▶ _STATED PROBLEM_: Take the lines of the data below from the very first through the line containing "const values = [10, 3, 2, 1, 1, 1];" and output them exactly, pictures excluded.

▶ _INFORMATION GIVEN_:
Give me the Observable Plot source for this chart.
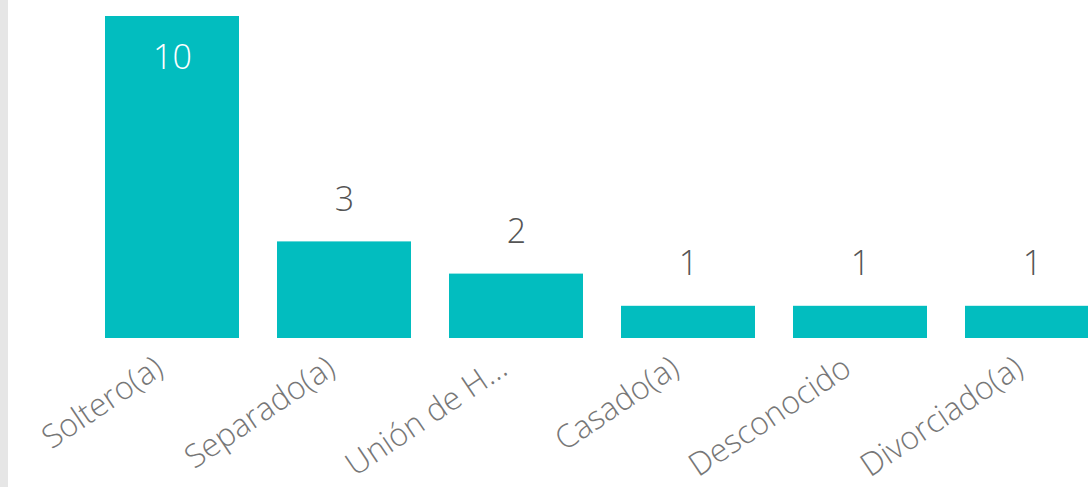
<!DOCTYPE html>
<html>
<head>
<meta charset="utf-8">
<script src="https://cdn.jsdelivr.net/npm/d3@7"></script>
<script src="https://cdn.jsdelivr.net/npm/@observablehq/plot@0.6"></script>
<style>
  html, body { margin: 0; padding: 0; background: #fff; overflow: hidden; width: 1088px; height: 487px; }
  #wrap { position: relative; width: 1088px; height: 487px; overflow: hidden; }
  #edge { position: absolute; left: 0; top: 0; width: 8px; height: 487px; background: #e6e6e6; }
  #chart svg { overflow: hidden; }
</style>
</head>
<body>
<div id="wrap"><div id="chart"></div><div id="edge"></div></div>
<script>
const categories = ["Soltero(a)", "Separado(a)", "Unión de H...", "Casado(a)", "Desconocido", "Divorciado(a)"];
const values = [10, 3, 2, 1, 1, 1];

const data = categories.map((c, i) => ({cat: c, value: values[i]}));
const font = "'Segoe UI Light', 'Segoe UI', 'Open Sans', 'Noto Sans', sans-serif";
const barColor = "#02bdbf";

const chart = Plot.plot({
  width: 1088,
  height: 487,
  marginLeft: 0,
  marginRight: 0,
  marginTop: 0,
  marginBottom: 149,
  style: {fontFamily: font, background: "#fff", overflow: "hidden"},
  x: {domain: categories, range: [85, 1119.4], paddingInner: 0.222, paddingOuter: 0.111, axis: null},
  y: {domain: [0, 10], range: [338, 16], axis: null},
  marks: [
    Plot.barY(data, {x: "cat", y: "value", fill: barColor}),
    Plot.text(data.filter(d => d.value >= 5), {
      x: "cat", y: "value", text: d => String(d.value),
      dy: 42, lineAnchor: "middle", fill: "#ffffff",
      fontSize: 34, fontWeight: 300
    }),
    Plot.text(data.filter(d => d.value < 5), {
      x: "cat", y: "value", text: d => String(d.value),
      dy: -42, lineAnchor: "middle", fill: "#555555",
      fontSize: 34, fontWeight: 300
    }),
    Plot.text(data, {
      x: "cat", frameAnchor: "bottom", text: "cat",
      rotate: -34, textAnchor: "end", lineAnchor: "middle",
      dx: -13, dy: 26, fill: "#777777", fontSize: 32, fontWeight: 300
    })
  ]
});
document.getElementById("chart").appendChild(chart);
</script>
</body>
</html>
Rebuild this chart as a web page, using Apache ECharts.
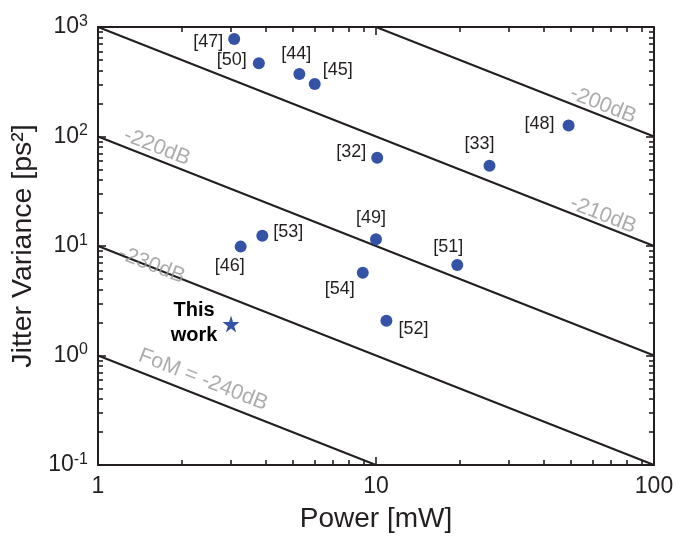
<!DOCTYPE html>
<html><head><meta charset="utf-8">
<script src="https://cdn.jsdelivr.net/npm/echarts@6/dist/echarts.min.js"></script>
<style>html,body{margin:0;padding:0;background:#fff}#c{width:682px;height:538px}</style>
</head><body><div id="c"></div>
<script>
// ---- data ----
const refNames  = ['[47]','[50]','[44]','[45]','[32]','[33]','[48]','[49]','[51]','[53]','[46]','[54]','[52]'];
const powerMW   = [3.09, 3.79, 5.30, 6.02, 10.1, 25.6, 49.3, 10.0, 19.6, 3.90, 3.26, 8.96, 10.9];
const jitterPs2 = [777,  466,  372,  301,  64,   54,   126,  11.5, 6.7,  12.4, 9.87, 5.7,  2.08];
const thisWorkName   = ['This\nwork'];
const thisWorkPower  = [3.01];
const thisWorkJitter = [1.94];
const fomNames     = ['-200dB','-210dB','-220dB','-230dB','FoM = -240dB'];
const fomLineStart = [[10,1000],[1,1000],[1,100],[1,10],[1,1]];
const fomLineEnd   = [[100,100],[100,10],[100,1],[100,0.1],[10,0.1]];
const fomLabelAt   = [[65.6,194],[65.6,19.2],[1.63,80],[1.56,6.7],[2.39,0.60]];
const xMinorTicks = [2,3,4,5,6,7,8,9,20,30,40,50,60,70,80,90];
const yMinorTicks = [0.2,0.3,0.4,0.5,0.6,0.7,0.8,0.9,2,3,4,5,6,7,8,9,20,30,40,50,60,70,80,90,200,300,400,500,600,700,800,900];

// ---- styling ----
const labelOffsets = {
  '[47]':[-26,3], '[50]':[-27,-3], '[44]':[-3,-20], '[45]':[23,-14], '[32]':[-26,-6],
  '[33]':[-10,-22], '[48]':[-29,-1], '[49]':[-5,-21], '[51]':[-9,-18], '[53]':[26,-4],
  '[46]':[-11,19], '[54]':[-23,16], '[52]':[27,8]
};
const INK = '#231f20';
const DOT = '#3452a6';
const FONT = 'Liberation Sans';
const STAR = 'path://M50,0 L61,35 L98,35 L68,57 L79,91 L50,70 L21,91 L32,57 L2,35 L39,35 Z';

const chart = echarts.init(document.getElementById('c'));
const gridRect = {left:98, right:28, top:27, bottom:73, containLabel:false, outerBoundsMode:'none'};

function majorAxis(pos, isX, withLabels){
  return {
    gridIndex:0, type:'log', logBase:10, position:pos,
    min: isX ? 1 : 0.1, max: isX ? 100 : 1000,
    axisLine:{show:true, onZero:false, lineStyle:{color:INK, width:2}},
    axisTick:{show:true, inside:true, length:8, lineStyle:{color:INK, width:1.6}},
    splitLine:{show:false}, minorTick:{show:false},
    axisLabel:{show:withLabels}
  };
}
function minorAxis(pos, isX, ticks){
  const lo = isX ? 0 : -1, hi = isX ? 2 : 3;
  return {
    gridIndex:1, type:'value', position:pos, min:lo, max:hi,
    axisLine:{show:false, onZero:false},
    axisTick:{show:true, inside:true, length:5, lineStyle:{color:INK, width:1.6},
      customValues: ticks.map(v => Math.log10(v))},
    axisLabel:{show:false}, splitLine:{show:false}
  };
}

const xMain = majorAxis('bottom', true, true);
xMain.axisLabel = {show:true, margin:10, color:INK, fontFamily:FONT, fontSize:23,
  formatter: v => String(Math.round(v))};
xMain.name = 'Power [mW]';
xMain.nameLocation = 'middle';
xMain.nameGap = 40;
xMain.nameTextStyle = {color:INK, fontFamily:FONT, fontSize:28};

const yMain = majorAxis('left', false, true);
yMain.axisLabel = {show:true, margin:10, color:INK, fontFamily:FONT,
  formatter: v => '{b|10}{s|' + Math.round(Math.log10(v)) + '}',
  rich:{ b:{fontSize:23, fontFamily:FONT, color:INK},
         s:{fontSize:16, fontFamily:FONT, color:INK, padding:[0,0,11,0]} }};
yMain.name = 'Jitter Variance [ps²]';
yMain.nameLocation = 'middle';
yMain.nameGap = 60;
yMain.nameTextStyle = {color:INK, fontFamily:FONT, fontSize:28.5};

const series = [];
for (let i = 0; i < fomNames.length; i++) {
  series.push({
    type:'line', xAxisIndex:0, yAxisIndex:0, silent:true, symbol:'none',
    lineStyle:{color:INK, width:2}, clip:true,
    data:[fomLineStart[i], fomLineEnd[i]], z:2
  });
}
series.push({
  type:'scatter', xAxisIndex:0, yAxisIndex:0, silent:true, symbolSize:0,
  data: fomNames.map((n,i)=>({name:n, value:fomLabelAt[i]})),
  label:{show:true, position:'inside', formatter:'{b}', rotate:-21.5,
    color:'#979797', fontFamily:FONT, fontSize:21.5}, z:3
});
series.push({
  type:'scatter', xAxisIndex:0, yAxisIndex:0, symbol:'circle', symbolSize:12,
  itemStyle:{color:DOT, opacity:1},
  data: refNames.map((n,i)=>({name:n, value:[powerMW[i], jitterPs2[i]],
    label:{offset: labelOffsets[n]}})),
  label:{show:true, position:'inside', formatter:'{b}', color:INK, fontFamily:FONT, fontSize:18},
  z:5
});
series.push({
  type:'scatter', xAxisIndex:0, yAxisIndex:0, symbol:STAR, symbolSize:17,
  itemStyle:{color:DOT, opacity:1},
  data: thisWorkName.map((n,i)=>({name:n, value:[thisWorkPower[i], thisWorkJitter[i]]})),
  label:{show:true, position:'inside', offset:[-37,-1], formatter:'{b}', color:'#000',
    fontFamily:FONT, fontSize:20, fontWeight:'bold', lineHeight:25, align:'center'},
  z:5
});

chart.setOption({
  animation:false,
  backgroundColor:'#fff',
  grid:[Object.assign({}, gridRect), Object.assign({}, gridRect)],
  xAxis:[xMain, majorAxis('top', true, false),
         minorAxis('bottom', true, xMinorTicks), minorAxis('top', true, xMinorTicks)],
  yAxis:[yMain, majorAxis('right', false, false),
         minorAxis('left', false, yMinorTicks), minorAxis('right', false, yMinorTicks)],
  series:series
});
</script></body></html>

▶ _SOLUTION TO THIS TASK_:
Give me the Observable Plot source for this chart.
<!DOCTYPE html>
<html>
<head>
<meta charset="utf-8">
<script src="https://cdn.jsdelivr.net/npm/d3@7"></script>
<script src="https://cdn.jsdelivr.net/npm/@observablehq/plot@0.6"></script>
<style>
  html, body { margin: 0; padding: 0; background: #fff; overflow: hidden; width: 1088px; height: 487px; }
  #wrap { position: relative; width: 1088px; height: 487px; overflow: hidden; }
  #edge { position: absolute; left: 0; top: 0; width: 8px; height: 487px; background: #e6e6e6; }
  #chart svg { overflow: hidden; }
</style>
</head>
<body>
<div id="wrap"><div id="chart"></div><div id="edge"></div></div>
<script>
const categories = ["Soltero(a)", "Separado(a)", "Unión de H...", "Casado(a)", "Desconocido", "Divorciado(a)"];
const values = [10, 3, 2, 1, 1, 1];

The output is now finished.